What to work on
Include the line containing "import numpy as np" and all lines before it, repeated exactly from the listing below, without pictures.

# Start of Data lines

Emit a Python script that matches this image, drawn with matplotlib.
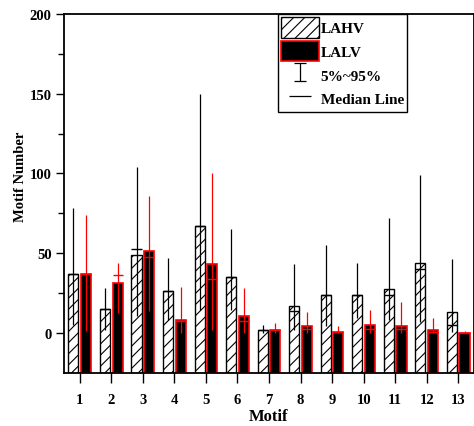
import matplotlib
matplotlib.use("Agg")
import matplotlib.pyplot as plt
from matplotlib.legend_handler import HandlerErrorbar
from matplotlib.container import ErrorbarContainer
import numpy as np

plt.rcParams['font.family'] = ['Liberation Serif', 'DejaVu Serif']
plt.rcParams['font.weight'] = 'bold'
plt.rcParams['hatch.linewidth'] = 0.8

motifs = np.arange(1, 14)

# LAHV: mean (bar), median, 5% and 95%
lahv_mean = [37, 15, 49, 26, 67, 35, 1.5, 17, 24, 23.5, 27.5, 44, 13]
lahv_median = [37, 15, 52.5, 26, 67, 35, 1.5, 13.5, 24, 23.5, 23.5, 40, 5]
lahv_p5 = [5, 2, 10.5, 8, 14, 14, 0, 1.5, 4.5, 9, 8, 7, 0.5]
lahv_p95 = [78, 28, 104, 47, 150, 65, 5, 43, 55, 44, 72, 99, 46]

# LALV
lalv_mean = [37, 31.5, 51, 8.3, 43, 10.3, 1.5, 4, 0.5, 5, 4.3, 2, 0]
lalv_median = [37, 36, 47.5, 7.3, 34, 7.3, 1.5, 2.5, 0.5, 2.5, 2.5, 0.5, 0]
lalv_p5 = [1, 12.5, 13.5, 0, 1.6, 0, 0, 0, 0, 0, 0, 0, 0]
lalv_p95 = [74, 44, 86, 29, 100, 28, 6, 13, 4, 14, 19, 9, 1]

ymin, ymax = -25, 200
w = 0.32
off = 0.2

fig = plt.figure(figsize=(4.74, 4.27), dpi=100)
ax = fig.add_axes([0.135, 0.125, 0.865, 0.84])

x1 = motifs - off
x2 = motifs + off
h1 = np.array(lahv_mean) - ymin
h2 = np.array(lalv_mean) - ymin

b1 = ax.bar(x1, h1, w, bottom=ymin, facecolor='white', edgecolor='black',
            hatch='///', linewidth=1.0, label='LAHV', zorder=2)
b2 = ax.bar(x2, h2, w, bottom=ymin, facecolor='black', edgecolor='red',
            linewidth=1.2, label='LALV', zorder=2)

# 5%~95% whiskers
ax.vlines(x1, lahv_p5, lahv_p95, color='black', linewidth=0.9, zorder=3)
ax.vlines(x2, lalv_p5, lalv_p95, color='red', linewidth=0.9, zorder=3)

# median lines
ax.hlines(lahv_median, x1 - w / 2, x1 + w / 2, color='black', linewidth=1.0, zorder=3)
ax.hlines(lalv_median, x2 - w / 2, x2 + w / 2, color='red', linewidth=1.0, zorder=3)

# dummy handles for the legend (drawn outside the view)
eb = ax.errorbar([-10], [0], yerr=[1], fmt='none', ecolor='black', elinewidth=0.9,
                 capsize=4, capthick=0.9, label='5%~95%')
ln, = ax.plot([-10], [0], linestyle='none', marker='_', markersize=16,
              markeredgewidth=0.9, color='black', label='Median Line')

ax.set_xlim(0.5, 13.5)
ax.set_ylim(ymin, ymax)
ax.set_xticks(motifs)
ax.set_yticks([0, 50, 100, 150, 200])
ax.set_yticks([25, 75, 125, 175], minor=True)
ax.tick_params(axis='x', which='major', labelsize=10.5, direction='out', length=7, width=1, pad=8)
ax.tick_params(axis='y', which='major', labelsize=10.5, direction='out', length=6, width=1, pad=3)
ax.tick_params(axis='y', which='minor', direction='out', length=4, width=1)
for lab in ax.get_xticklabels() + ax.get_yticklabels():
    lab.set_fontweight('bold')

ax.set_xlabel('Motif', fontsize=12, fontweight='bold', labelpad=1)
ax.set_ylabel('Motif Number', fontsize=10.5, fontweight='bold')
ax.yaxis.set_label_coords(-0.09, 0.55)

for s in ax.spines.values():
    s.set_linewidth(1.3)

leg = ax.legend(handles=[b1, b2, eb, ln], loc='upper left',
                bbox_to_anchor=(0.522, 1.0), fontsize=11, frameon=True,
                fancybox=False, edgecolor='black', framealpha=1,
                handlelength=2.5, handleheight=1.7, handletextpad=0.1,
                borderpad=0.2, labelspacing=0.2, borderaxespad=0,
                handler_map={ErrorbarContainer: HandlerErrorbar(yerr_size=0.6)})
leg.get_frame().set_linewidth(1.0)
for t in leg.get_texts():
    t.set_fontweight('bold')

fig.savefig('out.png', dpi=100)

# End of Data lines

Task result
Emit a Python script that matches this image, drawn with matplotlib.
import matplotlib
matplotlib.use("Agg")
import matplotlib.pyplot as plt
from matplotlib.legend_handler import HandlerErrorbar
from matplotlib.container import ErrorbarContainer
import numpy as np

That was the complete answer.